In this parable Jesus used a picture that all his hearers would recognize. It is in fact quite likely that he was looking at some sower sowing his seed as he spoke.

The parable speaks of four kinds of ground.

(i) The common ground in Palestine was split into long narrow strips; between the strips there were paths which were rights of way; when the seed fell on these paths, which were beaten as hard as the road, it had no chance of getting in.

(ii) There was the rocky ground. This does not mean ground that was full of stones but ground which was only a thin skin of earth over a shelf of limestone rock. In such ground there was no moisture or nourishment, and the growing plant was bound to wither and die.

(iii) The ground which was full of thorns was ground which at the moment looked clean enough. It is possible to make any bit of ground look clean simply by turning it over. But the seeds of the weeds and the fibrous roots of the wild grasses had been left in it. The good seed and the weeds grew together, but the weeds grew more strongly; and so the life was choked out of the good seed.

(iv) The good ground was ground that was deep and clean and well-prepared.

Luke 8:9-10 have always been puzzling. It sounds as if Jesus is saying that he spoke in parables so that people would not be able to understand; but we cannot believe he would deliberately cloak his meaning from his listeners. Various explanations have been suggested.

(i) Matthew 13:13 , puts it slightly differently. He says that Jesus spoke in parables because people could not rightly see and understand. Matthew seems to say that it was not to hinder people from seeing and understanding but to help them that Jesus so spoke.

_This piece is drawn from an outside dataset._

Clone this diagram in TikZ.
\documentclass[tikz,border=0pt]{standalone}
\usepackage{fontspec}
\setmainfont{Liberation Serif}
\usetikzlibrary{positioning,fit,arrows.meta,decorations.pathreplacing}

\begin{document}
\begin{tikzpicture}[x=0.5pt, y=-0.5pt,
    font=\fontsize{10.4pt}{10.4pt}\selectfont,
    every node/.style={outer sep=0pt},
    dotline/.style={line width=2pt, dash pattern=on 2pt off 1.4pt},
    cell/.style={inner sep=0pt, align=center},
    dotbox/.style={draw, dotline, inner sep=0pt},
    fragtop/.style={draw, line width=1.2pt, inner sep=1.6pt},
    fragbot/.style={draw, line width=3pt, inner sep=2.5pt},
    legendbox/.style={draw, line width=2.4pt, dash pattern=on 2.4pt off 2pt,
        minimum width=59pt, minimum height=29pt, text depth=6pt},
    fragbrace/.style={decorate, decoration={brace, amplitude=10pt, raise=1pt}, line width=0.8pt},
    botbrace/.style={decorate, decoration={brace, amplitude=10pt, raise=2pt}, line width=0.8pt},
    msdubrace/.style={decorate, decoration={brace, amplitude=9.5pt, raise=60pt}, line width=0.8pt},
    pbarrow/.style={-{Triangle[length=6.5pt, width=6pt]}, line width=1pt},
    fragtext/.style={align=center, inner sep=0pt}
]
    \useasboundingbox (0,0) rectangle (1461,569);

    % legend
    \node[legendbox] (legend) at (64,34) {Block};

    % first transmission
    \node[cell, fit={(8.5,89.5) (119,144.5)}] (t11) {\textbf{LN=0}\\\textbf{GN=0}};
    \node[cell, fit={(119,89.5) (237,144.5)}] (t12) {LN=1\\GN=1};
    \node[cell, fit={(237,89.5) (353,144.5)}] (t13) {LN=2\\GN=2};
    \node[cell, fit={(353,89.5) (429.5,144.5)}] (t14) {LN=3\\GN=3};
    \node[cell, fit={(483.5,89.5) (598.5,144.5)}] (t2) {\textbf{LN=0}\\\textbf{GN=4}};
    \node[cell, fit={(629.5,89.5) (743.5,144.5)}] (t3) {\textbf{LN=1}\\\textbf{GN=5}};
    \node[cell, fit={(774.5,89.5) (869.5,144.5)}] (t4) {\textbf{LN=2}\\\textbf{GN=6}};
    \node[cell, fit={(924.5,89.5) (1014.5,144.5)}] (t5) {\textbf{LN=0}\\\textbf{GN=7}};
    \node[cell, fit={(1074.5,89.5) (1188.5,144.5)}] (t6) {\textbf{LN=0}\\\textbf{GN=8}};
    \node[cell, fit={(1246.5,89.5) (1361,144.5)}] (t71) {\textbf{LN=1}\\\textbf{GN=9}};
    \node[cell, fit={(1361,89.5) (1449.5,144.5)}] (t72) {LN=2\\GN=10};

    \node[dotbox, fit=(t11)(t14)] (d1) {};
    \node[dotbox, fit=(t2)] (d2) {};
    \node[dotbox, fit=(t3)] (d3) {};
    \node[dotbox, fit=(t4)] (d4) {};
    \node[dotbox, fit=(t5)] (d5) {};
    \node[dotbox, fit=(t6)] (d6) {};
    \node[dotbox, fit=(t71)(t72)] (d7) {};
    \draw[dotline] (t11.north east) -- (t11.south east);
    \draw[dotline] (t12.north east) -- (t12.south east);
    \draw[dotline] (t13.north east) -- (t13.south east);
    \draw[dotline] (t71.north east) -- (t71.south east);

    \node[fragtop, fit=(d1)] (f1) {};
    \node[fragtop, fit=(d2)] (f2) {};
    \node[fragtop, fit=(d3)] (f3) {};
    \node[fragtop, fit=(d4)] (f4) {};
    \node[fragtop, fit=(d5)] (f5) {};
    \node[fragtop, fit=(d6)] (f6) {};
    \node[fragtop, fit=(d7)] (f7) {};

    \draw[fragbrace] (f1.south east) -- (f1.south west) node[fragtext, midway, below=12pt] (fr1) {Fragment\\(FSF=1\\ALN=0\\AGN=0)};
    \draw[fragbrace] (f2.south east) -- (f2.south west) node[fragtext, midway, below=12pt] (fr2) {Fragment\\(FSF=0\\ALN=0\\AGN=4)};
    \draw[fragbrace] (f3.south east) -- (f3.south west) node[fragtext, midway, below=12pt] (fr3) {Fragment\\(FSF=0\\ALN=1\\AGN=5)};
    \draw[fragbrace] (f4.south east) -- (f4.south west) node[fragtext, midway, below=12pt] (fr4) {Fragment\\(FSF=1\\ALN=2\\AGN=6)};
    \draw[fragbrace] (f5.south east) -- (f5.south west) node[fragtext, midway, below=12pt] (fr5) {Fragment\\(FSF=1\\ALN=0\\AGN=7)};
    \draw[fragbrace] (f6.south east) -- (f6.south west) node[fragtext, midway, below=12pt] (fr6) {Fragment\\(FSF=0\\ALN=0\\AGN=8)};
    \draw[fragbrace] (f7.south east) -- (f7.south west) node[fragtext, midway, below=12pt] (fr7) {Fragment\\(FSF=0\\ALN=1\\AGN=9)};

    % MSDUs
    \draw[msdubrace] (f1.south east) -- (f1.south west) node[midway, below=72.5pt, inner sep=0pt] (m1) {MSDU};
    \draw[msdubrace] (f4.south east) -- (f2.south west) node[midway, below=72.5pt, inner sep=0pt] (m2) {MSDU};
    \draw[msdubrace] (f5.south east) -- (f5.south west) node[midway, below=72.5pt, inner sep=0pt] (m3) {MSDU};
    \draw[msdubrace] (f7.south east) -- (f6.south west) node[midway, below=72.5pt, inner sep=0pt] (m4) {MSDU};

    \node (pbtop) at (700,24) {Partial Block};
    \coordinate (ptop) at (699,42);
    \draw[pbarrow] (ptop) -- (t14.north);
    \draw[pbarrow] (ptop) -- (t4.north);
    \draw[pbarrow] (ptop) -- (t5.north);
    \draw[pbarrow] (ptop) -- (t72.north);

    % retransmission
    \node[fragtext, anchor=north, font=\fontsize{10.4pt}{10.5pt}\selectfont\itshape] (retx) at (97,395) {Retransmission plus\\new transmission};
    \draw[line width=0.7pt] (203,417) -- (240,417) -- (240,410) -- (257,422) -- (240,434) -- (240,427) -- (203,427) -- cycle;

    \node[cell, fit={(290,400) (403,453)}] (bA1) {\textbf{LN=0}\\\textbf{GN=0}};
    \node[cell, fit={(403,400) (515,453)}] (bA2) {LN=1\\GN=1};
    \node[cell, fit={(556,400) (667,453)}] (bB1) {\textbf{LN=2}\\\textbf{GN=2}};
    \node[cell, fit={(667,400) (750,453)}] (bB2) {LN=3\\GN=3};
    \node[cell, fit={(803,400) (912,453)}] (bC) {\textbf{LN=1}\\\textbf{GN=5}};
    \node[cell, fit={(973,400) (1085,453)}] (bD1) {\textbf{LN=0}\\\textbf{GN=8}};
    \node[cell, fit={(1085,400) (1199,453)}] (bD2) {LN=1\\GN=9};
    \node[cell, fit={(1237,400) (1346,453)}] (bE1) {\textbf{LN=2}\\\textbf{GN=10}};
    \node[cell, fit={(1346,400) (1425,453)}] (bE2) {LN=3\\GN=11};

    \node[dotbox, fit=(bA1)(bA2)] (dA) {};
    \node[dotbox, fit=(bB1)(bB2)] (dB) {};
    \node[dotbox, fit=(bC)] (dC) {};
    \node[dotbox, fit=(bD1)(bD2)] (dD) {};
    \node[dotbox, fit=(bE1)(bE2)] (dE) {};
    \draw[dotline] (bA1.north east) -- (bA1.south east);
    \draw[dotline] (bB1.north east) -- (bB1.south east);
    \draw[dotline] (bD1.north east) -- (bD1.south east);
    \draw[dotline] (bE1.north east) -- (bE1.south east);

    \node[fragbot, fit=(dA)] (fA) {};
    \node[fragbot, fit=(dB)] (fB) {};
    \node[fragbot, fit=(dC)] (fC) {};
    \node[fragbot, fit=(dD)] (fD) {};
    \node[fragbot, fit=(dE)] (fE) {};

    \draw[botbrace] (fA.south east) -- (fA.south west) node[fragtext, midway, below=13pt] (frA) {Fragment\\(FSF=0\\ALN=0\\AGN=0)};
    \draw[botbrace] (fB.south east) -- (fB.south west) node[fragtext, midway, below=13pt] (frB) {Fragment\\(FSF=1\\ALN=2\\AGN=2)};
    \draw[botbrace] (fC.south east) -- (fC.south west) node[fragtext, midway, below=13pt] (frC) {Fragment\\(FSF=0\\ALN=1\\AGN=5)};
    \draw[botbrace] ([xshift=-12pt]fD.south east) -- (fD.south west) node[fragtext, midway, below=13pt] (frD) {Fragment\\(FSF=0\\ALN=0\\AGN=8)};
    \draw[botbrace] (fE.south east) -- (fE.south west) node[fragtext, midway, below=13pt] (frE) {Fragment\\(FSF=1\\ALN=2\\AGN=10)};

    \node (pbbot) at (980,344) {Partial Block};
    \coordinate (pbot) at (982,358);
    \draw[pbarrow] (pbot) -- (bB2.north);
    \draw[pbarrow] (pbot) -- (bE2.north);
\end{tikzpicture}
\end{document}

(ii) Matthew quotes immediately after this a saying of Isaiah 6:9-10 , which in effect says, "I have spoken to them the word of God and the only result is that they have not understood a word of it." So then the saying of Jesus may indicate not the object of his teaching in parables but the result of it.

(iii) What Jesus really meant is this--people can become so dull and heavy and blunted in mind that when God's truth comes to them they cannot see it. It is not God's fault. They have become so mentally lazy, so blinded by prejudice, so unwilling to see anything they do not want to see, that they have become incapable of assimilating God's truth.

There are two interpretations of this parable.

(i) It is suggested that it means that the fate of the word of God depends on the heart into which it is sown.

(a) The hard path represents the shut mind, the mind which refuses to take it in.

(b) The shallow ground represents those who accept the word but who never think it out and never realize its consequences and who therefore collapse when the strain comes.

(c) The thorny ground stands for those whose lives are so busy that the things of God get crowded out. We must ever remember that the things which crowd out the highest need not necessarily be bad. The worst enemy of the best is the second best.

(d) The good ground stands for the good heart. The good hearer does three things. First, he listens attentively. Second, he keeps what he hears in his mind and heart and thinks over it until he discovers its meaning for himself. Third, he acts upon it. He translates what he has heard into action.

(ii) It is suggested that the parable is really a counsel against despair. Think of the situation. Jesus has been banished from the synagogues. The scribes and the Pharisees and the religious leaders are up against him. Inevitably the disciples would be disheartened. It is to them Jesus speaks this parable and in it he is saying, "Every farmer knows that some of his seed will be lost; it cannot all grow. But that does not discourage him or make him stop sowing because he knows that in spite of all the harvest is sure. I know we have our setbacks and our discouragements; I know we have our enemies and our opponents; but, never despair, in the end the harvest is sure."

This parable can be both a warning as to how we hear and receive the word of God and an encouragement to banish all despair in the certainty that not all the setbacks can defeat the ultimate harvest of God.